__What is being asked__.
Reproduce all the lines exactly as they stand, apart from the pictures.

__Given material__.
╔══

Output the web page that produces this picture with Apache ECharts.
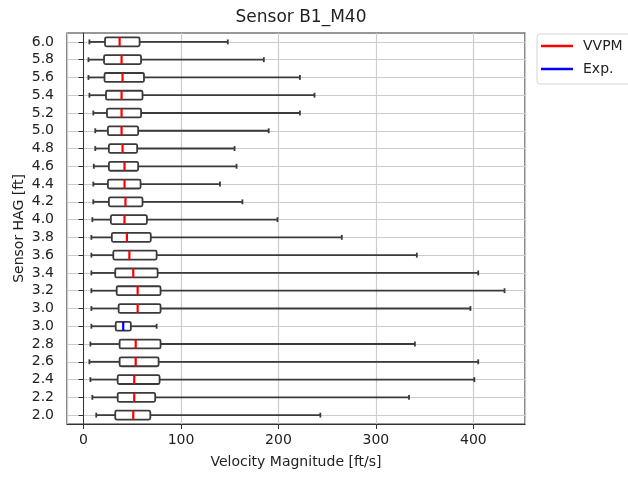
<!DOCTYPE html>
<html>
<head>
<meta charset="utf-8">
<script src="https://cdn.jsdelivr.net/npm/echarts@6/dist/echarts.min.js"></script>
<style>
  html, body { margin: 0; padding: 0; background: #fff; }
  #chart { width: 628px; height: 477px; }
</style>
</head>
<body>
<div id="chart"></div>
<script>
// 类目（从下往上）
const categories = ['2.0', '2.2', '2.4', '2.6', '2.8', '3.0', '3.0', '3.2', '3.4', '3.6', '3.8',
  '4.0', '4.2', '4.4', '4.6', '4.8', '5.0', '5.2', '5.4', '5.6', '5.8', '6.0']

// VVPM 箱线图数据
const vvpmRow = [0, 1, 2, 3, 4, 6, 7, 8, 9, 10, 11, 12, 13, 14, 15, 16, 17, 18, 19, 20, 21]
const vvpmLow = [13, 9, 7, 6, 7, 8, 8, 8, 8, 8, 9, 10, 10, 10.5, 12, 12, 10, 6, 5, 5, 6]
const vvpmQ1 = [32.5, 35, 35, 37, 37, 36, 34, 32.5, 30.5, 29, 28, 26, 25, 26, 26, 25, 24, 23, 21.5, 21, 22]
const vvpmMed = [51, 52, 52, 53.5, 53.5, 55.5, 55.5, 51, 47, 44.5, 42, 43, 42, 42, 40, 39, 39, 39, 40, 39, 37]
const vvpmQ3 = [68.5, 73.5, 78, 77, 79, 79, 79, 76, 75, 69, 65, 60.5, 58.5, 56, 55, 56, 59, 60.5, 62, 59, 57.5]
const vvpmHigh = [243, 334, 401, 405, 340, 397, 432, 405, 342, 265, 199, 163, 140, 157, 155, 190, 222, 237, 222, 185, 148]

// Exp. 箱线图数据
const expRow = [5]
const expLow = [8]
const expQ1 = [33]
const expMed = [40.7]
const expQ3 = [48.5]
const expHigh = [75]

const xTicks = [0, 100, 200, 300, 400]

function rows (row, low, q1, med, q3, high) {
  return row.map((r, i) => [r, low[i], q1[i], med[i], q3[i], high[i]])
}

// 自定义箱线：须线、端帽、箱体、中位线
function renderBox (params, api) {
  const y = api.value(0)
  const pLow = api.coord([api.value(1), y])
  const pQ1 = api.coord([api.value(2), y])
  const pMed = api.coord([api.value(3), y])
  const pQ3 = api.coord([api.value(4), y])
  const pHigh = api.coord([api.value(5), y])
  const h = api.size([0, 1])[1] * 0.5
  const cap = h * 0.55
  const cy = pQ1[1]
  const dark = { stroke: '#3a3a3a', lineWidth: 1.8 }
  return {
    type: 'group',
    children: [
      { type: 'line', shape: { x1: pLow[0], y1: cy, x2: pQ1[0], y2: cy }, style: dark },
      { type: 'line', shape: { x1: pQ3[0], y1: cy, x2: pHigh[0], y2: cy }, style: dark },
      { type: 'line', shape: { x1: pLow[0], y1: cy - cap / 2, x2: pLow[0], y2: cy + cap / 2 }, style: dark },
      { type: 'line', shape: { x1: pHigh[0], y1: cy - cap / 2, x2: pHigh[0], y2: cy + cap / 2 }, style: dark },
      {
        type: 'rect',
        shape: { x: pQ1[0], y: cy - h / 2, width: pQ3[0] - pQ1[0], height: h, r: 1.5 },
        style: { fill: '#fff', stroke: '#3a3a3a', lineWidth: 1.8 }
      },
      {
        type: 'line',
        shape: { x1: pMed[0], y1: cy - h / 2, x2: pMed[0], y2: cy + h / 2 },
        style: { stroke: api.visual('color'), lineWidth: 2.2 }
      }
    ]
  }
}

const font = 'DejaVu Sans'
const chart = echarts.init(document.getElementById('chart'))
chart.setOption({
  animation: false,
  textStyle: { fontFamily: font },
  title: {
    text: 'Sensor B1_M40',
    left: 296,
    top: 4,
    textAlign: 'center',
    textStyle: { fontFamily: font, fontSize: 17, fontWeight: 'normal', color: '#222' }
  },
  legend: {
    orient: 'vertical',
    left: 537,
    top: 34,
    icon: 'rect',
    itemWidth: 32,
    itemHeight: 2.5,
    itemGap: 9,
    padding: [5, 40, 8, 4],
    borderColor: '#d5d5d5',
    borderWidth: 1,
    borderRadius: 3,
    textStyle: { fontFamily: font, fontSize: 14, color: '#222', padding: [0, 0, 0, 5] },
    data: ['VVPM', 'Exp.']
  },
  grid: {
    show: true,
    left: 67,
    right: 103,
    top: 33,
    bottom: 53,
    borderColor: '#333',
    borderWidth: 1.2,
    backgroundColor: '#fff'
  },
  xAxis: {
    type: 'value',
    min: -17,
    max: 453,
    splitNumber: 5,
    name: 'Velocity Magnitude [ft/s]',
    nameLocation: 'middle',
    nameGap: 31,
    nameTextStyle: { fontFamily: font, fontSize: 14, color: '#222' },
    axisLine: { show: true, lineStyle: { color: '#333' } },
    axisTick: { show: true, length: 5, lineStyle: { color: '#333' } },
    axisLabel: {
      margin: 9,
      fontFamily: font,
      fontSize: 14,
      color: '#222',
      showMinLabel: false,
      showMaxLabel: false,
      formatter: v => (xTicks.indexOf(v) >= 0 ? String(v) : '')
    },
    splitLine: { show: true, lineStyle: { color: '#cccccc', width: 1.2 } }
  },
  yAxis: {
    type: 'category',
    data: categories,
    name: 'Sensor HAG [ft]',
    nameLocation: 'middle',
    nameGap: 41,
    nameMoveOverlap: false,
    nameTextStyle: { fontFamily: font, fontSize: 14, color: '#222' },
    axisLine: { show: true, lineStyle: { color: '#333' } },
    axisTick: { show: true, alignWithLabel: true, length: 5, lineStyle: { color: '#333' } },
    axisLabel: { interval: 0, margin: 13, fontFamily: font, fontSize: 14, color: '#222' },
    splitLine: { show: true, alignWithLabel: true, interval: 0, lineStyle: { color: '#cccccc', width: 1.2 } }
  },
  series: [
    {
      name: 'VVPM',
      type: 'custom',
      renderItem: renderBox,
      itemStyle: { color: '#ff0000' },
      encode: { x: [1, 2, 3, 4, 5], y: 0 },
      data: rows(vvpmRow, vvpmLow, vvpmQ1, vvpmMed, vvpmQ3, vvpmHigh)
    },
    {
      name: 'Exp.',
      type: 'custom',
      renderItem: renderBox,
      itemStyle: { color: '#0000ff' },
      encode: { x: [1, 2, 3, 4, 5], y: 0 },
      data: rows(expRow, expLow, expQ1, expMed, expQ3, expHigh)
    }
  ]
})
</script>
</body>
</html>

╚══

__Task answer__.
Output the web page that produces this picture with Apache ECharts.
<!DOCTYPE html>
<html>
<head>
<meta charset="utf-8">
<script src="https://cdn.jsdelivr.net/npm/echarts@6/dist/echarts.min.js"></script>
<style>
  html, body { margin: 0; padding: 0; background: #fff; }
  #chart { width: 628px; height: 477px; }
</style>
</head>
<body>
<div id="chart"></div>
<script>
// 类目（从下往上）
const categories = ['2.0', '2.2', '2.4', '2.6', '2.8', '3.0', '3.0', '3.2', '3.4', '3.6', '3.8',
  '4.0', '4.2', '4.4', '4.6', '4.8', '5.0', '5.2', '5.4', '5.6', '5.8', '6.0']

// VVPM 箱线图数据
const vvpmRow = [0, 1, 2, 3, 4, 6, 7, 8, 9, 10, 11, 12, 13, 14, 15, 16, 17, 18, 19, 20, 21]
const vvpmLow = [13, 9, 7, 6, 7, 8, 8, 8, 8, 8, 9, 10, 10, 10.5, 12, 12, 10, 6, 5, 5, 6]
const vvpmQ1 = [32.5, 35, 35, 37, 37, 36, 34, 32.5, 30.5, 29, 28, 26, 25, 26, 26, 25, 24, 23, 21.5, 21, 22]
const vvpmMed = [51, 52, 52, 53.5, 53.5, 55.5, 55.5, 51, 47, 44.5, 42, 43, 42, 42, 40, 39, 39, 39, 40, 39, 37]
const vvpmQ3 = [68.5, 73.5, 78, 77, 79, 79, 79, 76, 75, 69, 65, 60.5, 58.5, 56, 55, 56, 59, 60.5, 62, 59, 57.5]
const vvpmHigh = [243, 334, 401, 405, 340, 397, 432, 405, 342, 265, 199, 163, 140, 157, 155, 190, 222, 237, 222, 185, 148]

// Exp. 箱线图数据
const expRow = [5]
const expLow = [8]
const expQ1 = [33]
const expMed = [40.7]
const expQ3 = [48.5]
const expHigh = [75]

const xTicks = [0, 100, 200, 300, 400]

function rows (row, low, q1, med, q3, high) {
  return row.map((r, i) => [r, low[i], q1[i], med[i], q3[i], high[i]])
}

// 自定义箱线：须线、端帽、箱体、中位线
function renderBox (params, api) {
  const y = api.value(0)
  const pLow = api.coord([api.value(1), y])
  const pQ1 = api.coord([api.value(2), y])
  const pMed = api.coord([api.value(3), y])
  const pQ3 = api.coord([api.value(4), y])
  const pHigh = api.coord([api.value(5), y])
  const h = api.size([0, 1])[1] * 0.5
  const cap = h * 0.55
  const cy = pQ1[1]
  const dark = { stroke: '#3a3a3a', lineWidth: 1.8 }
  return {
    type: 'group',
    children: [
      { type: 'line', shape: { x1: pLow[0], y1: cy, x2: pQ1[0], y2: cy }, style: dark },
      { type: 'line', shape: { x1: pQ3[0], y1: cy, x2: pHigh[0], y2: cy }, style: dark },
      { type: 'line', shape: { x1: pLow[0], y1: cy - cap / 2, x2: pLow[0], y2: cy + cap / 2 }, style: dark },
      { type: 'line', shape: { x1: pHigh[0], y1: cy - cap / 2, x2: pHigh[0], y2: cy + cap / 2 }, style: dark },
      {
        type: 'rect',
        shape: { x: pQ1[0], y: cy - h / 2, width: pQ3[0] - pQ1[0], height: h, r: 1.5 },
        style: { fill: '#fff', stroke: '#3a3a3a', lineWidth: 1.8 }
      },
      {
        type: 'line',
        shape: { x1: pMed[0], y1: cy - h / 2, x2: pMed[0], y2: cy + h / 2 },
        style: { stroke: api.visual('color'), lineWidth: 2.2 }
      }
    ]
  }
}

const font = 'DejaVu Sans'
const chart = echarts.init(document.getElementById('chart'))
chart.setOption({
  animation: false,
  textStyle: { fontFamily: font },
  title: {
    text: 'Sensor B1_M40',
    left: 296,
    top: 4,
    textAlign: 'center',
    textStyle: { fontFamily: font, fontSize: 17, fontWeight: 'normal', color: '#222' }
  },
  legend: {
    orient: 'vertical',
    left: 537,
    top: 34,
    icon: 'rect',
    itemWidth: 32,
    itemHeight: 2.5,
    itemGap: 9,
    padding: [5, 40, 8, 4],
    borderColor: '#d5d5d5',
    borderWidth: 1,
    borderRadius: 3,
    textStyle: { fontFamily: font, fontSize: 14, color: '#222', padding: [0, 0, 0, 5] },
    data: ['VVPM', 'Exp.']
  },
  grid: {
    show: true,
    left: 67,
    right: 103,
    top: 33,
    bottom: 53,
    borderColor: '#333',
    borderWidth: 1.2,
    backgroundColor: '#fff'
  },
  xAxis: {
    type: 'value',
    min: -17,
    max: 453,
    splitNumber: 5,
    name: 'Velocity Magnitude [ft/s]',
    nameLocation: 'middle',
    nameGap: 31,
    nameTextStyle: { fontFamily: font, fontSize: 14, color: '#222' },
    axisLine: { show: true, lineStyle: { color: '#333' } },
    axisTick: { show: true, length: 5, lineStyle: { color: '#333' } },
    axisLabel: {
      margin: 9,
      fontFamily: font,
      fontSize: 14,
      color: '#222',
      showMinLabel: false,
      showMaxLabel: false,
      formatter: v => (xTicks.indexOf(v) >= 0 ? String(v) : '')
    },
    splitLine: { show: true, lineStyle: { color: '#cccccc', width: 1.2 } }
  },
  yAxis: {
    type: 'category',
    data: categories,
    name: 'Sensor HAG [ft]',
    nameLocation: 'middle',
    nameGap: 41,
    nameMoveOverlap: false,
    nameTextStyle: { fontFamily: font, fontSize: 14, color: '#222' },
    axisLine: { show: true, lineStyle: { color: '#333' } },
    axisTick: { show: true, alignWithLabel: true, length: 5, lineStyle: { color: '#333' } },
    axisLabel: { interval: 0, margin: 13, fontFamily: font, fontSize: 14, color: '#222' },
    splitLine: { show: true, alignWithLabel: true, interval: 0, lineStyle: { color: '#cccccc', width: 1.2 } }
  },
  series: [
    {
      name: 'VVPM',
      type: 'custom',
      renderItem: renderBox,
      itemStyle: { color: '#ff0000' },
      encode: { x: [1, 2, 3, 4, 5], y: 0 },
      data: rows(vvpmRow, vvpmLow, vvpmQ1, vvpmMed, vvpmQ3, vvpmHigh)
    },
    {
      name: 'Exp.',
      type: 'custom',
      renderItem: renderBox,
      itemStyle: { color: '#0000ff' },
      encode: { x: [1, 2, 3, 4, 5], y: 0 },
      data: rows(expRow, expLow, expQ1, expMed, expQ3, expHigh)
    }
  ]
})
</script>
</body>
</html>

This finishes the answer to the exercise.